If you make a $25 bet and add a $1 commission, then per three decisions you invest $78. Winners are paid at true odds of 2-1, so on your one win, you keep the $25 wager and get $50 in winnings. After the three decisions, you have $75 of your original $78. The house has $3 – the three commissions.
Divide the $3 house take by the $78 invested, then multiply by 100 to convert to percent, and you get a house edge of 3.84%, better than the 4.76% it would be if you bought the 4 for $20.
What if the house charges the commission only on winners? Then, per three decisions, you wager $25 three times but pay only one $1 commission, for a total investment of $76. After your one win, you still have $75 of your investment, but the house has only $1.

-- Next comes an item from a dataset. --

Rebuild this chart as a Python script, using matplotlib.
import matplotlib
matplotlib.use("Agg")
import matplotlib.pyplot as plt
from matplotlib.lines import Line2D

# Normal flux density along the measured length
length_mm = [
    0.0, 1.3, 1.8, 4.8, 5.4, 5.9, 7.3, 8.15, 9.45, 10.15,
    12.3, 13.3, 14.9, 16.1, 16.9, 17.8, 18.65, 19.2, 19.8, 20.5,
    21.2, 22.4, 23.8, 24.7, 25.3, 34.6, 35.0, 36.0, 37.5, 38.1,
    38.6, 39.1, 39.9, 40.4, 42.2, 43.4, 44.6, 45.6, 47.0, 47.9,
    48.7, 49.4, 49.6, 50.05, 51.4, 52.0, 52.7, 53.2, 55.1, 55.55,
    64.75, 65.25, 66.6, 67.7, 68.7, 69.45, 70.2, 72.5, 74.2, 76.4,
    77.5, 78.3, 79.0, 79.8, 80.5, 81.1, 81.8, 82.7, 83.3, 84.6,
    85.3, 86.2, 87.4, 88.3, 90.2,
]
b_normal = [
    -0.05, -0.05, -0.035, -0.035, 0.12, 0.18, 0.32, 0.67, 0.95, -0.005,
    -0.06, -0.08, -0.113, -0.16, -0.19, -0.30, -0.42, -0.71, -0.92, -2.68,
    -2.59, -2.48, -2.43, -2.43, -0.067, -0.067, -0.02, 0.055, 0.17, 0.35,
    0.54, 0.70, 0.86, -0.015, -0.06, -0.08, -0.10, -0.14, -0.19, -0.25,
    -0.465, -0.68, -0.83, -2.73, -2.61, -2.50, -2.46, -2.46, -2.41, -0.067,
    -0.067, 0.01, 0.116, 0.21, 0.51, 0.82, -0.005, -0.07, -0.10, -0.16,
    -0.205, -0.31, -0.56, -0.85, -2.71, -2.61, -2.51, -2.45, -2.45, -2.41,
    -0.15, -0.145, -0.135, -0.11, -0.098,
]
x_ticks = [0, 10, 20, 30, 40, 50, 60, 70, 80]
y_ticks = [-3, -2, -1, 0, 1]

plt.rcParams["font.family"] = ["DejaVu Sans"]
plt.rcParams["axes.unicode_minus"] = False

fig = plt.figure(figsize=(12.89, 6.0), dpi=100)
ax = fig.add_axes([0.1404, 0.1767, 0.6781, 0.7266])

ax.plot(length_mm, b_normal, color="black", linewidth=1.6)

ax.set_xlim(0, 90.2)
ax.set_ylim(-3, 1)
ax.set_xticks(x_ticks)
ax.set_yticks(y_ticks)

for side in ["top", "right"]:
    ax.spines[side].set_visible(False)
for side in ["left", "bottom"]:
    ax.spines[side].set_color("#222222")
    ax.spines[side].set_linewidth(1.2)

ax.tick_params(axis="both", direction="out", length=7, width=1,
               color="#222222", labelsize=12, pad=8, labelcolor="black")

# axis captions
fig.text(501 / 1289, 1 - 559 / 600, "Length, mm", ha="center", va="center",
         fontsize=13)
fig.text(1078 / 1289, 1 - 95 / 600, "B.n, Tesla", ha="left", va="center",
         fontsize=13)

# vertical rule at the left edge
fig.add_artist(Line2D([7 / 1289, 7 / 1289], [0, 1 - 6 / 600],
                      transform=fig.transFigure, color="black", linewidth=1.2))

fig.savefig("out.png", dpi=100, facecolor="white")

The house edge is $1 divided by $76, multiplied by 100. That comes to 1.32%, lower than the 1.67% when buying the 4 for $20 with commissions paid only on winners.

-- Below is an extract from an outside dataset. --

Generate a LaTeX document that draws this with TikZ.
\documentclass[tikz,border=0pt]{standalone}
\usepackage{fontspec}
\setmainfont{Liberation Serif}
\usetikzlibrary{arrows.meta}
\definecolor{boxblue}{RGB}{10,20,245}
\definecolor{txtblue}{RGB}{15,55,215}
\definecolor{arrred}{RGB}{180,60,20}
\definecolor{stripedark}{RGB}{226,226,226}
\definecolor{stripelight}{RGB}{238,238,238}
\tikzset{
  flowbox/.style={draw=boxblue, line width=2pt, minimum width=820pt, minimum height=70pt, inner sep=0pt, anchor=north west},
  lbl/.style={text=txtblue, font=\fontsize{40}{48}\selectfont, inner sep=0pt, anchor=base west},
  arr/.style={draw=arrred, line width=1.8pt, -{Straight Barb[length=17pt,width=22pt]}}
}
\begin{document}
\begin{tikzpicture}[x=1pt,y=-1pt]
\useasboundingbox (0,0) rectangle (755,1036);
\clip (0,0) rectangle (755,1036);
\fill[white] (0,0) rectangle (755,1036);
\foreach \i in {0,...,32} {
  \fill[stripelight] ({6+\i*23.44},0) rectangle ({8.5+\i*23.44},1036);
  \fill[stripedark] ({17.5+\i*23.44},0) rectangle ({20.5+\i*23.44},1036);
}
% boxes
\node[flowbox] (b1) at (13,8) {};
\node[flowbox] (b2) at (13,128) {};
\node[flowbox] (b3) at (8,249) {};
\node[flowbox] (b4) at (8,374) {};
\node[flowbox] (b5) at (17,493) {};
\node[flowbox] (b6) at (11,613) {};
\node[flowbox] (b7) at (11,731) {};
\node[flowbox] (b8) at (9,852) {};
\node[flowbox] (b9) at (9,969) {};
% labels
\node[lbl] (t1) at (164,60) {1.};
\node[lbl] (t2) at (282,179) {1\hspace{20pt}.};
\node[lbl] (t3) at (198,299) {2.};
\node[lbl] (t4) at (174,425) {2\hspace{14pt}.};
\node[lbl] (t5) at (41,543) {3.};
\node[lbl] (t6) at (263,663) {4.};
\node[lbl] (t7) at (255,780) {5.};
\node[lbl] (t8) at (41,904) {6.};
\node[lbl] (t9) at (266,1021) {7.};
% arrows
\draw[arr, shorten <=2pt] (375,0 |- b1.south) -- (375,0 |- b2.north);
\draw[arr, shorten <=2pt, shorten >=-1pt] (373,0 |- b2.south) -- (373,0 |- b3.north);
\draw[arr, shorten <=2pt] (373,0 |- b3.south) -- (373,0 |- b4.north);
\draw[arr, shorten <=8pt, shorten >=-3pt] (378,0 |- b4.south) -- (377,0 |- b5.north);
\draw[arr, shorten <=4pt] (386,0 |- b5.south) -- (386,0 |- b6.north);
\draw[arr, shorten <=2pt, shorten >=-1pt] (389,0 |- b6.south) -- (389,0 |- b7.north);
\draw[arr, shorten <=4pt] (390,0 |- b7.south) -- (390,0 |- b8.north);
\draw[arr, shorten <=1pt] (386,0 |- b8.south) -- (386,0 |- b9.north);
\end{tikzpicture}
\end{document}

The larger the wager while holding the line on a $1 commission, the lower the house edge. If you find the rare casino that will charge only $1 when buying for $39, the house edge is 2.5% with the commission on all wagers, or 0.85% with commissions only on winners.
With 5 or 9, true odds are 3-2. Odd-number bets would bring winnings in fractions of dollars, let’s use even numbers instead. If you buy for $24 and pay a $1 commission only on winners, the house edge is 1.64%. Buy for $38, and that drops to 1.04%.

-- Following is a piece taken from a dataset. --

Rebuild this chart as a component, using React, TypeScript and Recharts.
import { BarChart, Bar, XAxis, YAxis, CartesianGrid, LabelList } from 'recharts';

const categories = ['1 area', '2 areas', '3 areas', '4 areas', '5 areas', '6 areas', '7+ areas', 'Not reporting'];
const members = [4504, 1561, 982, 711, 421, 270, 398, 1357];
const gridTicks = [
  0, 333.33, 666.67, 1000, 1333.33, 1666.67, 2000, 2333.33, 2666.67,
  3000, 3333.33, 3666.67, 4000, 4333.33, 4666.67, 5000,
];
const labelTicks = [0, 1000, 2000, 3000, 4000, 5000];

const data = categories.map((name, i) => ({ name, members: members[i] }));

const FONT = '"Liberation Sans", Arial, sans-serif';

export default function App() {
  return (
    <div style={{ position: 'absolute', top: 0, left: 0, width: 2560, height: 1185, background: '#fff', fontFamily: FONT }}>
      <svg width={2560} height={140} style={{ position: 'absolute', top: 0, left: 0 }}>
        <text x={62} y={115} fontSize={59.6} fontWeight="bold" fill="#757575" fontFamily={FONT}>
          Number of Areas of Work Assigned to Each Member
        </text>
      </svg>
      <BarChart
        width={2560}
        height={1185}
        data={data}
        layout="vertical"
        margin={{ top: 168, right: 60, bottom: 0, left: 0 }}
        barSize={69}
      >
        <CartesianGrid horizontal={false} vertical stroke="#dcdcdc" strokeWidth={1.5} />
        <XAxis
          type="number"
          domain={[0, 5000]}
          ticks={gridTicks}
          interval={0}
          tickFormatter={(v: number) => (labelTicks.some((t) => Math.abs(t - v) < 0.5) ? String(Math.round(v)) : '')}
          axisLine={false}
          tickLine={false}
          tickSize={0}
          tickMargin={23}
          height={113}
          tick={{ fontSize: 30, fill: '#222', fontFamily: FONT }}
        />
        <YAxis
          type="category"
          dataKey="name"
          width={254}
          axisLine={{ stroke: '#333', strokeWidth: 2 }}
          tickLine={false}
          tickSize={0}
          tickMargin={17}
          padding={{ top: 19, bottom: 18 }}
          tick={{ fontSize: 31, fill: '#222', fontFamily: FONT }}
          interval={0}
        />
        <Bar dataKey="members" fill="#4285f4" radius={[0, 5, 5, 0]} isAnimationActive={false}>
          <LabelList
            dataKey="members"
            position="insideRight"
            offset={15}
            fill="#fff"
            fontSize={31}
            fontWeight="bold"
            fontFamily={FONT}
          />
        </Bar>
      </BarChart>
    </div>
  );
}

On 6 or 8, true odds are 6-5, and you want winnings divisible by five. Buy for $25 and pay a $1 commission only on winners, and the 1.78% house edge is still higher than the 1.52% on place bets. Buy for $35, and the edge drops to 1.28%, so there is a potential edge reduction, but only at casinos that allow $1 commissions on such a high bet.
If your numbers are 6 and 8, sticking with place bets and ignoring the buys is the way to go nearly all the time.
Other numbers are another matter, You’re better off buying than placing 4 or 10 any time, and better off buying 5 or 9 provided commission is paid only on winners. If the house will let you push the envelope with $1 commissions on larger than $20 bets – and your bankroll is large enough that the bigger risk won’t hurt you – so much the better.